While commentators see the industrial sector as the first adopter of green hydrogen technology, transportation is next on the agenda. Amazon’s interest in hydrogen for aviation and shipping is a clear signal that it sees the technology as a way to decarbonise its value chain.
Air travel is one area of transportation where the use of green hydrogen in the production of sustainable aviation fuel is viewed as the only solution to decarbonising jet fuel in the short term, mainly because of the lack of alternatives, according to Steve Taub, managing director of the corporate venturing unit of JetBlue Technology Ventures, which has invested in Universal Hydrogen, a startup developing carbon-free aviation fuel.
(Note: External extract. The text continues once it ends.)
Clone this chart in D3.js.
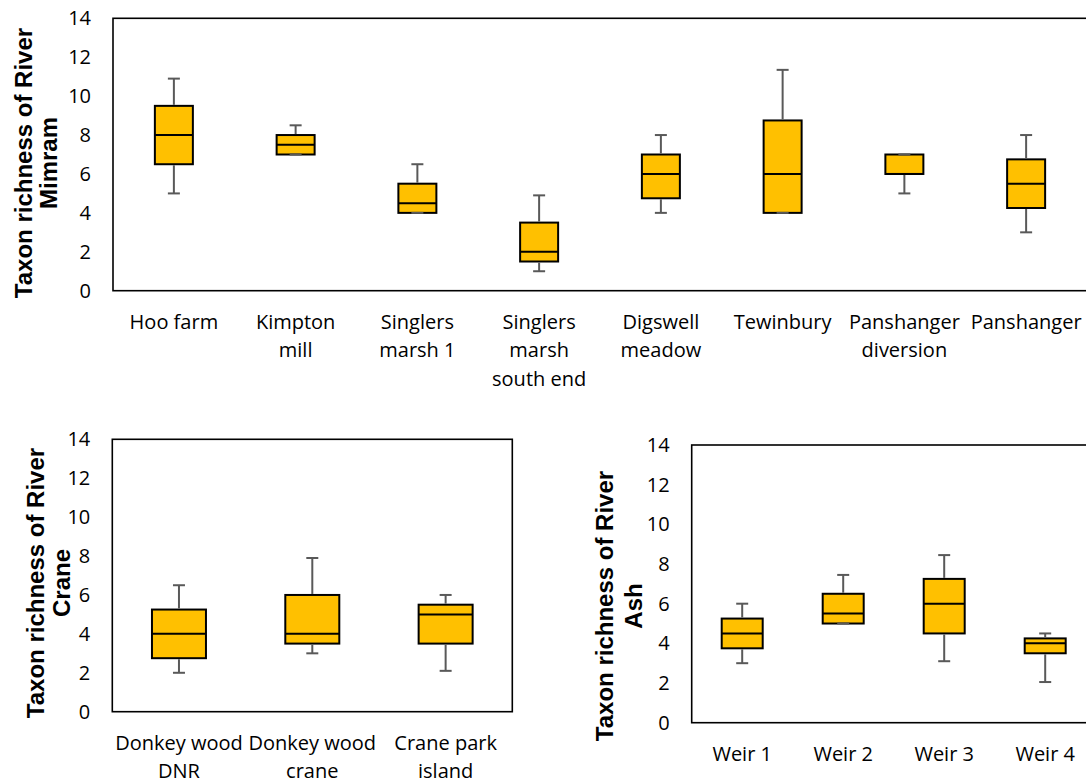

European directives that require airlines to blend sustainable aviation fuels into the existing aviation fuel mix are driving investment in electrolysers and zero-carbon hydrogen production, says AP Ventures’ Hinkly.
What will take much longer is the deployment of hydrogen fuel-cell aircraft. The large amount of energy needed to lift larger aircraft off the ground is still a challenge, although ZeroAvia is planning test flights of a 19-seater hydrogen fuel-cell aircraft. It will take decades to design hydrogen-fuelled aircrafts, says Taub.
Sustainable aviation fuels, by comparison, are in use today. Taub sees hydrogen as a long-term investment that has a viable future –a sentiment shared among corporates facing carbon restrictions around the world.
“We want a front row seat on how it develops. To the extent we can help by providing our expertise, we will do that,” says Taub.